I was thrilled that she wanted to speak to me to get that insight and to understand the conditions and the challenges and the realities of space. I thought she did beautifully."

It was a chance meeting between relatives of the two women back on Earth that put the pair in touch as Bullock, 49, prepared to start filming Gravity in 2011.

The astronaut's brother, who works in the wine packaging business, and Bullock's brother-in-law, a chef, had run into one another in the course of their work and got talking over the two women's roles, leading to the connection.

Ms Coleman, a retired US Air Force colonel who has flown nearly 100 million kilometres during 159 days in space, had been watching one of the actress's previous films, The Blind Side, while exercising on the ISS's treadmill when an email popped in telling her that Bullock was keen to talk.

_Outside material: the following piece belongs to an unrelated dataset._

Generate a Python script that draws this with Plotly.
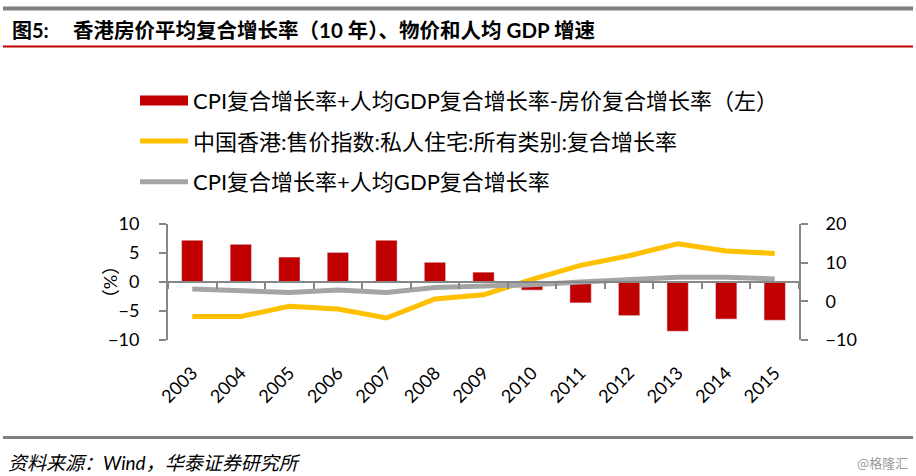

Speeding in orbit at 28,000km/h with the Earth turning 354km below her, Ms Coleman sent Bullock an email - subject line "Hello from Cady Coleman, Nasa astronaut" - to get communication going. From there, they set up a telephone call.

"She wanted to know about stuff like how we moved up there - about floating in micro-gravity, how your hands and your feet move, how we use our feet for stopping," said Ms Coleman.

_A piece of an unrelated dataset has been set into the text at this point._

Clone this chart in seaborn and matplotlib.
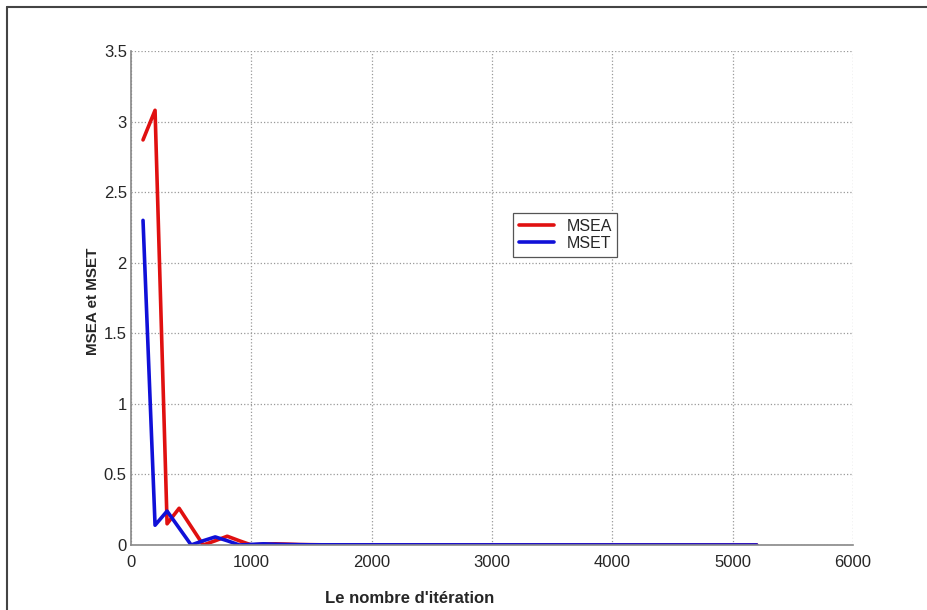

She offered advice such as how to gauge how much pressure to use to push oneself around inside the space station.

They also spoke about the personal and emotional side of space travel and separation, an issue that is placed at the heart of the film after disaster strikes.

Russian space agency rescue team members carry U.S. astronaut Cady Coleman away from the landing site after the landing of the Soyuz capsule. Photo / AP
Russian space agency rescue team members carry U.S. astronaut Cady Coleman away from the landing site after the landing of the Soyuz capsule. Photo / AP

"I didn't understand the context at the time, but we talked about what it was like to be up in space without your family and knowing you're so far away and isolated and those work-life balance things," said Ms Coleman. "I think that just through talking on the phone, what I did and where I did it became more real for her."

In the film, the shuttle is destroyed in a collision with a derelict satellite, leaving Stone and her crewmate Matt Kowalski, played by George Clooney, tethered to nothing but each other and spiralling out into the blackness of space.

During filming, Bullock spent up to eight hours clad in a spacesuit and helmet, dangling in a harness with her movements sometimes manipulated by professional puppeteers pulling on wires attached to her body.

There was no one but director Alfonso Cuaron to talk to, via a microphone and earpiece inside her space helmet.

"It was frustrating and lonely and bizarre and you had to dig deep into your imagination ... When this role came along, it scared me on every single level," she said.

"I have no desire to go to space. I will not be booking a ticket."

Ms Coleman - who during her time on the ISS became known for her free-floating zero-gravity hairstyle - finally met Bullock back on Earth last week at a promotional event for the film.

"She saw me in the hallway and she said 'Oh, it's you! Your hair's so different'," Ms Coleman said.

Gravity is released in New Zealand cinemas on Thursday.